Ultimately, the important questions about the kingdom are not quantitative, like what and where and when, but qualitative, like who and why and how. How shall we live? What is the meaning of my life, our life? How are we being accountable for our actions and decisions now, and are we making them in light of the claim of God’s kingdom on my life? What do I value? To whom do I, do we, give allegiance and loyalty? Who is sovereign?

King Jesus has come, and with him, the kingdom. He is coming, and with him, the fulfillment of God’s dream for all humanity. We know not when; but as we wait, we can survive in frantic fear or we can truly live in hopeful faith.

+++++

Note 1: If “Son of Man” is not a familiar term for you, it was our Lord’s favorite title for himself. It can mean simply “human being” and is used that way in Psalms and Ezekiel.
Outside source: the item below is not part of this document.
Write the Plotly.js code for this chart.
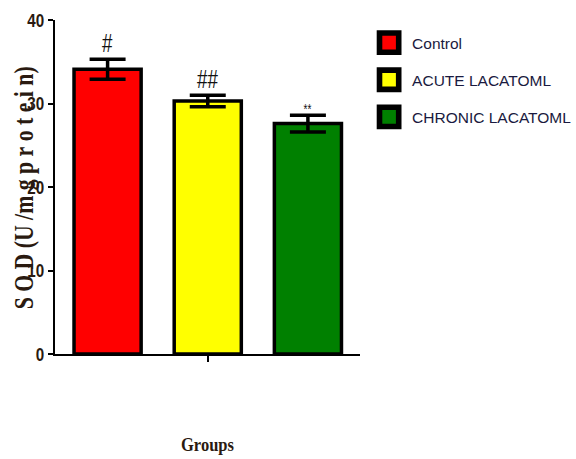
<!DOCTYPE html>
<html>
<head>
<meta charset="utf-8">
<script src="https://cdn.plot.ly/plotly-3.0.1.min.js"></script>
<style>html,body{margin:0;padding:0;background:#fff;}#chart{width:576px;height:459px;}</style>
</head>
<body>
<div id="chart"></div>
<script>
const groups = ["Control", "ACUTE LACATOML", "CHRONIC LACATOML"];
const sodMean = [34.1, 30.3, 27.6];
const sodErr = [1.2, 0.7, 1.0];
const barColors = ["#ff0000", "#ffff00", "#008000"];
const markLabels = ["#", "##", "**"];
const markY = [37.2, 32.9, 29.4];
const markSizes = [26, 26, 14];
const yTicks = [0, 10, 20, 30, 40];
const yTitleParts = ["S", "O", "D", "(U", "/m", "g", "p", "r", "o", "t", "e", "i", "n)"];
const xTitleText = "Groups";

const traces = groups.map((g, i) => ({
  type: "bar",
  name: g,
  x: [g],
  y: [sodMean[i]],
  width: 0.67,
  legendgroup: "g" + i,
  marker: { color: barColors[i], line: { color: "#000", width: 3.5 } },
  error_y: { type: "data", array: [sodErr[i]], visible: true, color: "#000", thickness: 3.5, width: 18 }
}));

const annotations = groups.map((g, i) => ({
  x: g, y: markY[i], xref: "x", yref: "y",
  text: markLabels[i], showarrow: false,
  font: { family: "Liberation Sans, Arial, sans-serif", size: markSizes[i], color: "#111" },
  yanchor: "middle"
}));
annotations.push({
  xref: "paper", yref: "paper", x: -0.103, y: 0.497, xanchor: "center", yanchor: "middle",
  text: yTitleParts.join("\u00a0"), textangle: -90, showarrow: false,
  font: { family: "Liberation Serif, Times New Roman, serif", size: 27, color: "#2a1a10", weight: 700 }
});

const layout = {
  width: 576, height: 459,
  margin: { l: 55, r: 216, t: 20, b: 105, autoexpand: false },
  paper_bgcolor: "#fff", plot_bgcolor: "#fff",
  barmode: "overlay",
  showlegend: true,
  legend: {
    x: 1.02, y: 0.982, xanchor: "left", yanchor: "top",
    traceorder: "grouped", tracegroupgap: 14, itemwidth: 36,
    font: { family: "Liberation Sans, Arial, sans-serif", size: 15.5, color: "#1a1a40" },
    bgcolor: "rgba(0,0,0,0)"
  },
  xaxis: {
    type: "category", range: [-0.525, 2.52],
    showline: true, linecolor: "#000", linewidth: 2,
    showgrid: false, zeroline: false,
    tickvals: [groups[1]], ticktext: [""], ticks: "outside", ticklen: 6, tickwidth: 1.5, tickcolor: "#000",
    title: { text: xTitleText, standoff: 74,
      font: { family: "Liberation Serif, Times New Roman, serif", size: 19, color: "#2a1a10", weight: 700 } }
  },
  yaxis: {
    range: [0, 40], tickvals: yTicks,
    showline: true, linecolor: "#000", linewidth: 2,
    showgrid: false, zeroline: false,
    ticks: "outside", ticklen: 5, tickwidth: 2, tickcolor: "#000",
    tickfont: { family: "Liberation Sans, Arial, sans-serif", size: 19, color: "#2a1a10", weight: 700 }
  },
  annotations: annotations
};

function squeeze(t, len) {
  t.setAttribute("textLength", len.toFixed(2));
  t.setAttribute("lengthAdjust", "spacingAndGlyphs");
}
function condense(root, selector, ratio) {
  root.querySelectorAll(selector).forEach(t => {
    const len = t.getComputedTextLength();
    if (len > 0) squeeze(t, len * ratio);
  });
}

const gd = document.getElementById("chart");
Plotly.newPlot(gd, traces, layout, { displayModeBar: false, staticPlot: true }).then(() => {
  condense(gd, ".ytick text", 0.8);
  condense(gd, ".xtitle", 0.87);
  gd.querySelectorAll(".annotation-text").forEach((t, i) => {
    if (i < groups.length) squeeze(t, t.getComputedTextLength() * 0.72);
    else squeeze(t, 243);
  });
  gd.querySelectorAll(".legendpoints path").forEach(p => {
    const tr = p.getAttribute("transform") || "";
    p.setAttribute("transform", tr + " scale(1.6)");
  });
});
</script>
</body>
</html>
Here and elsewhere, though, Jesus refers to a single passage in the book of Daniel, which pictures a figure the author says “looked like a son of man” coming on the clouds of heaven to God, the Ancient of Days, and being given “dominion and glory and kingship” (Daniel 7:13-14).

Note 2: By the way, the world “vulture” also can be translated as “eagle,” a symbol inscribed on the standards and shields of the Roman army. Luke’s readers would have understood the coded reference to the constant threat of violence, trouble, and oppression from the powerful.